Morley, C. Ablett, P. Mays, J. (2019). A Universal Basic Income: What difference might it make? Social Alternatives. 38. 2. 11-18.
This is another peer-reviewed article that offers a useful reflection upon the shortcomings of the current welfare state as seen by human services educators and social workers. It highlights the negative impacts on disadvantaged members of society including those who are employed, but who lack labour security. This article also notes the negative effect of stigma on those in poverty, including common misconceptions about those suffering from joblessness or underemployment. It highlights the role of autonomy and personal choice, or lack thereof, in the lives of those collecting social assistance under the current system. These points are presented in contrast to what might happen if a Universal Basic Income took the place of the current system and the impact it could have on the poor. This article supports my thesis by highlighting the benefits which could come from the empowerment of those in poverty, as well as the positive impacts of ending judgment and stigma towards those in need of help.
Mulvale, J P. (2019) Social-ecological transformation and the necessity of Universal Basic Income. Social Alternatives. 38. 2. 39-46.

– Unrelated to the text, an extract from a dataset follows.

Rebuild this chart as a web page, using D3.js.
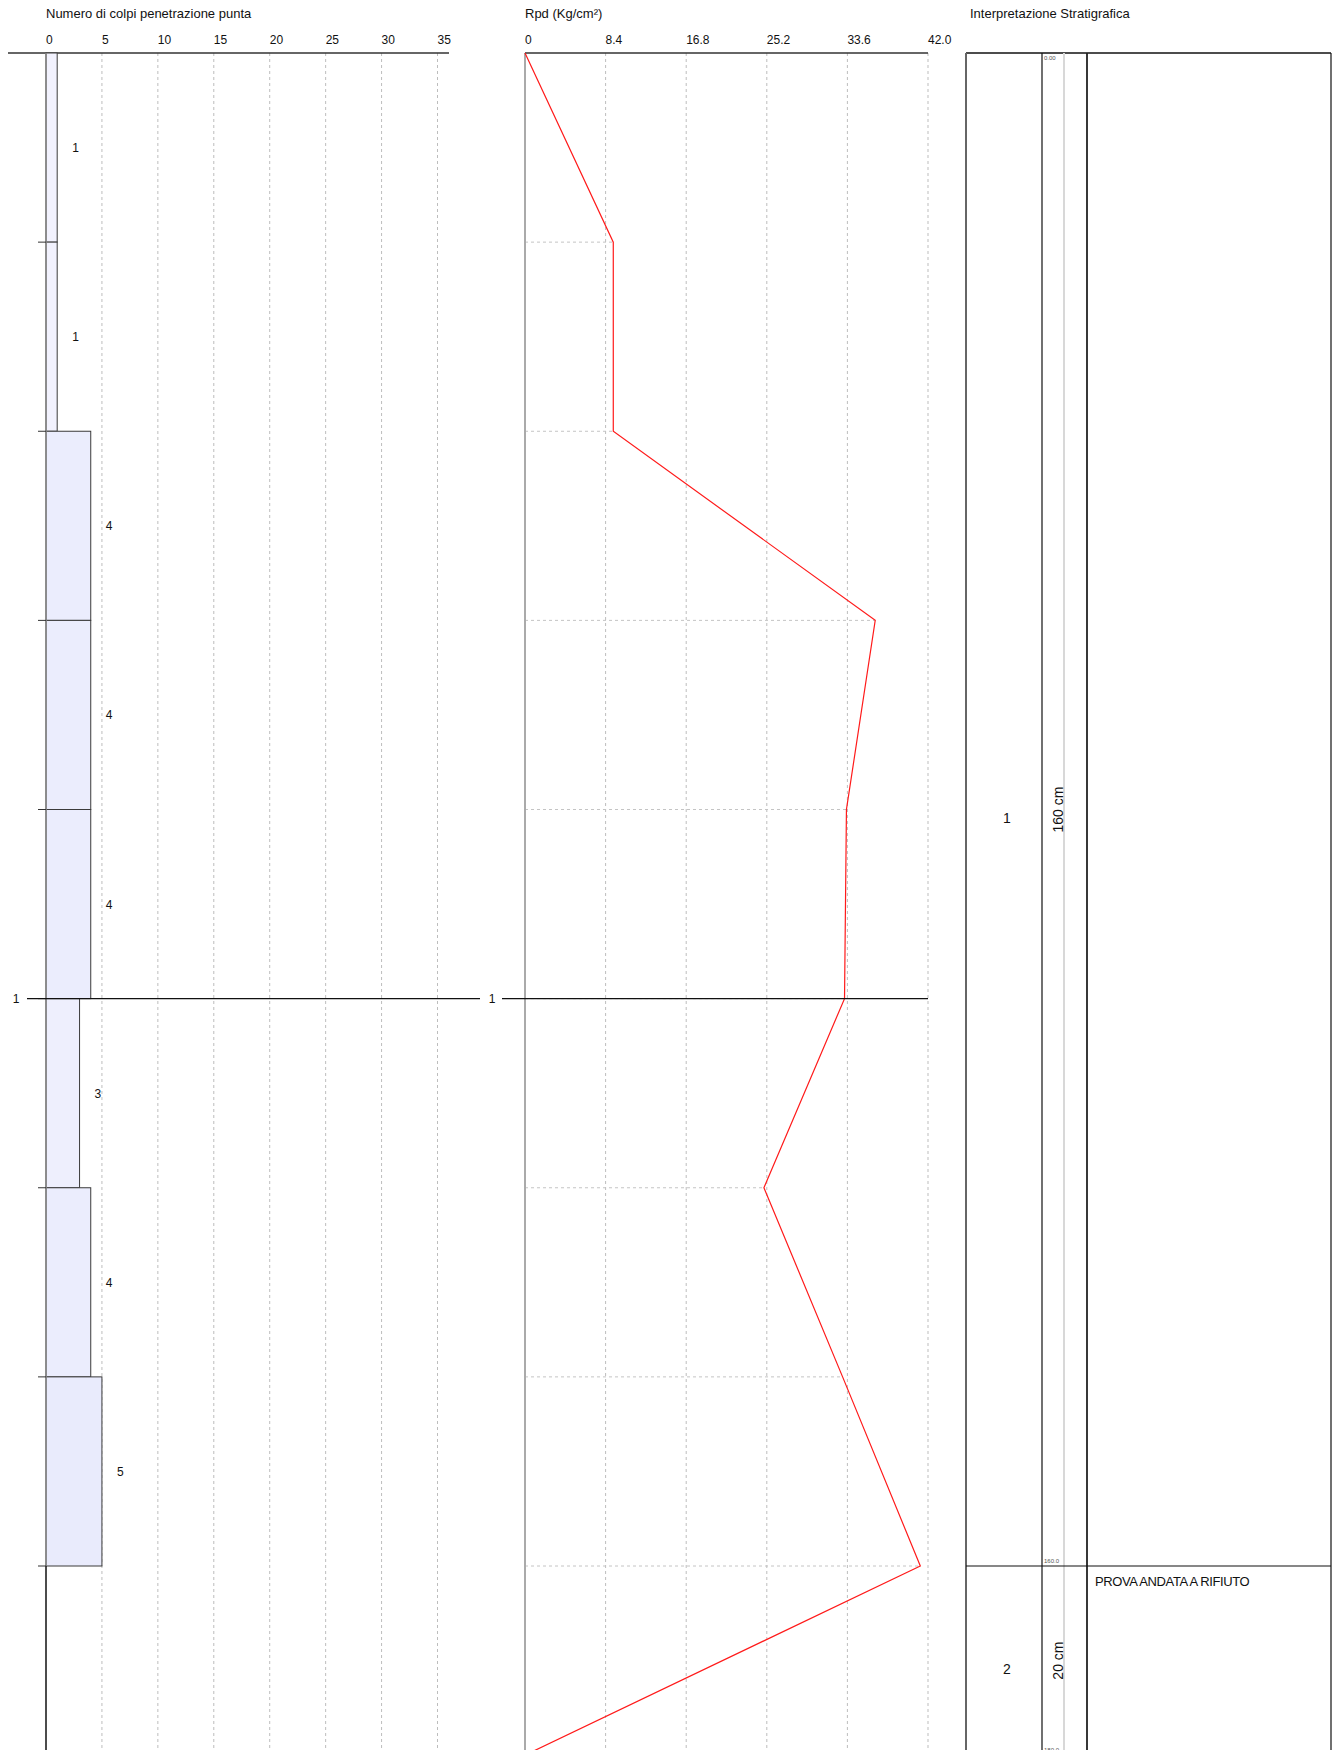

This peer-reviewed article makes a case for the Universal Basic Income from an ecological standpoint. It lists the benefits that the Universal Basic Income could have on the environment, as well as some of the possible disadvantages that it could cause. The author includes the Universal Basic Income in a wider plan for the future, focusing on environmental issues and the pressing need for action in the face of climate change. This article helps to support my thesis in that a Universal Basic Income could improve the lives of citizens overall, and not just those who are underprivileged.